-- start --

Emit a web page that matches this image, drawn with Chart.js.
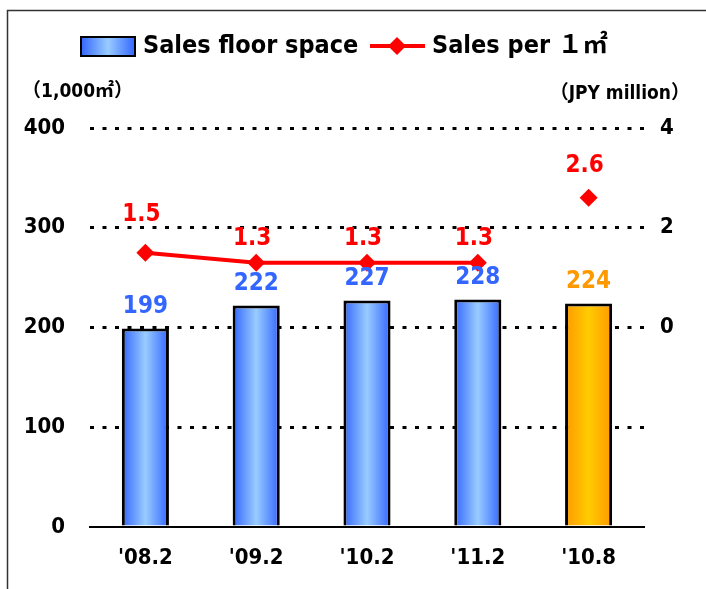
<!DOCTYPE html>
<html>
<head>
<meta charset="utf-8">
<script src="https://cdn.jsdelivr.net/npm/chart.js@4"></script>
<style>
  body { margin: 0; background: #fff; }
  #wrap { position: relative; width: 706px; height: 589px; }
</style>
</head>
<body>
<div id="wrap"><canvas id="myChart"></canvas></div>
<script>
const labels = ["'08.2", "'09.2", "'10.2", "'11.2", "'10.8"];
const floorSpace = [199, 222, 227, 228, 224];
const salesPerM2 = [1.5, 1.3, 1.3, 1.3, 2.6];
const leftTicks = [0, 100, 200, 300, 400];
const rightTicks = [0, 2, 4];

const FONT = "'Liberation Sans Narrow', 'DejaVu Sans Condensed', 'Noto Sans CJK JP', sans-serif";
const last = labels.length - 1;
const BAR_PCT = 0.425;

function barGradient(ctx, x0, x1, isLast) {
    const g = ctx.createLinearGradient(x0, 0, x1, 0);
    const edge = isLast ? '#ff9900' : '#3366ff';
    const mid = isLast ? '#ffcc00' : '#99ccff';
    g.addColorStop(0, edge);
    g.addColorStop(0.5, mid);
    g.addColorStop(1, edge);
    return g;
}

function barFill(c) {
    const chart = c.chart;
    if (!chart.chartArea) return '#6699ff';
    const x = chart.scales.x;
    const cx = x.getPixelForValue(c.dataIndex);
    const half = x.width / labels.length * BAR_PCT / 2;
    return barGradient(chart.ctx, cx - half, cx + half, c.dataIndex === last);
}

// value labels, legend, axis titles and frame
const extras = {
    id: 'extras',
    afterDatasetsDraw(chart) {
        const ctx = chart.ctx;
        ctx.save();
        ctx.textAlign = 'center';
        ctx.textBaseline = 'middle';
        ctx.font = 'bold 24px ' + FONT;
        chart.getDatasetMeta(1).data.forEach((bar, i) => {
            ctx.fillStyle = i === last ? '#ff9900' : '#3366ff';
            ctx.fillText(floorSpace[i], bar.x, bar.y - 22);
        });
        const offsets = [38, 24, 24, 24, 32];
        chart.getDatasetMeta(0).data.forEach((pt, i) => {
            ctx.fillStyle = '#ff0000';
            ctx.fillText(salesPerM2[i].toFixed(1), pt.x - 4, pt.y - offsets[i]);
        });
        ctx.restore();
    },
    afterDraw(chart) {
        const ctx = chart.ctx;
        ctx.save();
        // frame
        ctx.strokeStyle = '#333';
        ctx.lineWidth = 1.5;
        ctx.beginPath();
        ctx.moveTo(7.5, 589);
        ctx.lineTo(7.5, 10.5);
        ctx.lineTo(706, 10.5);
        ctx.stroke();

        // legend
        const ly = 46;
        ctx.fillStyle = barGradient(ctx, 81, 135, false);
        ctx.fillRect(81, 37, 54, 19);
        ctx.strokeStyle = '#000';
        ctx.lineWidth = 2;
        ctx.strokeRect(81, 37, 54, 19);
        ctx.strokeStyle = '#ff0000';
        ctx.lineWidth = 4;
        ctx.beginPath();
        ctx.moveTo(370, ly);
        ctx.lineTo(425, ly);
        ctx.stroke();
        ctx.fillStyle = '#ff0000';
        ctx.beginPath();
        ctx.moveTo(397, ly - 9);
        ctx.lineTo(406, ly);
        ctx.lineTo(397, ly + 9);
        ctx.lineTo(388, ly);
        ctx.closePath();
        ctx.fill();

        ctx.fillStyle = '#000';
        ctx.textBaseline = 'middle';
        ctx.textAlign = 'left';
        ctx.font = 'bold 25px ' + FONT;
        ctx.fillText('Sales floor space', 143, ly);
        ctx.fillText('Sales per １㎡', 432, ly);

        // axis titles
        ctx.font = 'bold 19px ' + FONT;
        ctx.fillText('（1,000㎡）', 22, 92);
        ctx.textAlign = 'right';
        ctx.fillText('（JPY million）', 690, 94);
        ctx.restore();
    }
};

const ctx = document.getElementById('myChart').getContext('2d');

const myChart = new Chart(ctx, {
    type: 'bar',
    data: {
        labels: labels,
        datasets: [
            {
                type: 'line',
                label: 'Sales per 1㎡',
                data: salesPerM2,
                yAxisID: 'y1',
                borderColor: '#ff0000',
                backgroundColor: '#ff0000',
                borderWidth: 4,
                pointStyle: 'rectRot',
                pointRadius: 9,
                pointBorderWidth: 0,
                tension: 0,
                segment: {
                    borderColor: c => c.p1DataIndex === last ? 'rgba(0,0,0,0)' : '#ff0000'
                },
                order: 0
            },
            {
                label: 'Sales floor space',
                data: floorSpace,
                yAxisID: 'y',
                backgroundColor: barFill,
                borderColor: '#000',
                borderWidth: 3,
                barPercentage: BAR_PCT,
                categoryPercentage: 1,
                order: 1
            }
        ]
    },
    options: {
        responsive: true,
        maintainAspectRatio: false,
        animation: false,
        layout: { padding: { top: 128, left: 0, right: 0, bottom: 0 } },
        plugins: {
            legend: { display: false },
            tooltip: { enabled: false }
        },
        scales: {
            x: {
                grid: { display: false },
                border: { display: true, color: '#000', width: 2 },
                ticks: {
                    color: '#000',
                    padding: 10,
                    font: { family: FONT, size: 22, weight: 'bold' }
                },
                afterFit: s => { s.height = 62; }
            },
            y: {
                position: 'left',
                min: 0,
                max: 400,
                afterBuildTicks: s => { s.ticks = leftTicks.map(v => ({ value: v })); },
                grid: {
                    drawTicks: false,
                    color: c => c.tick && c.tick.value === 0 ? 'rgba(0,0,0,0)' : '#000',
                    lineWidth: 3
                },
                border: { display: false, dash: [4, 8.5] },
                ticks: {
                    color: '#000',
                    padding: 25,
                    font: { family: FONT, size: 22, weight: 'bold' }
                },
                afterFit: s => { s.width = 90; }
            },
            y1: {
                position: 'right',
                min: -4,
                max: 4,
                afterBuildTicks: s => { s.ticks = rightTicks.map(v => ({ value: v })); },
                grid: { display: false, drawTicks: false },
                border: { display: false },
                ticks: {
                    color: '#000',
                    padding: 16,
                    font: { family: FONT, size: 22, weight: 'bold' }
                },
                afterFit: s => { s.width = 62; }
            }
        }
    },
    plugins: [extras]
});
</script>
</body>
</html>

-- end --

Your objective:
Repeat only what lies between the start of the data and the end of the line containing "const BAR_PCT = 0.425;", exactly, with pictures left out.

Solved problem:
Emit a web page that matches this image, drawn with Chart.js.
<!DOCTYPE html>
<html>
<head>
<meta charset="utf-8">
<script src="https://cdn.jsdelivr.net/npm/chart.js@4"></script>
<style>
  body { margin: 0; background: #fff; }
  #wrap { position: relative; width: 706px; height: 589px; }
</style>
</head>
<body>
<div id="wrap"><canvas id="myChart"></canvas></div>
<script>
const labels = ["'08.2", "'09.2", "'10.2", "'11.2", "'10.8"];
const floorSpace = [199, 222, 227, 228, 224];
const salesPerM2 = [1.5, 1.3, 1.3, 1.3, 2.6];
const leftTicks = [0, 100, 200, 300, 400];
const rightTicks = [0, 2, 4];

const FONT = "'Liberation Sans Narrow', 'DejaVu Sans Condensed', 'Noto Sans CJK JP', sans-serif";
const last = labels.length - 1;
const BAR_PCT = 0.425;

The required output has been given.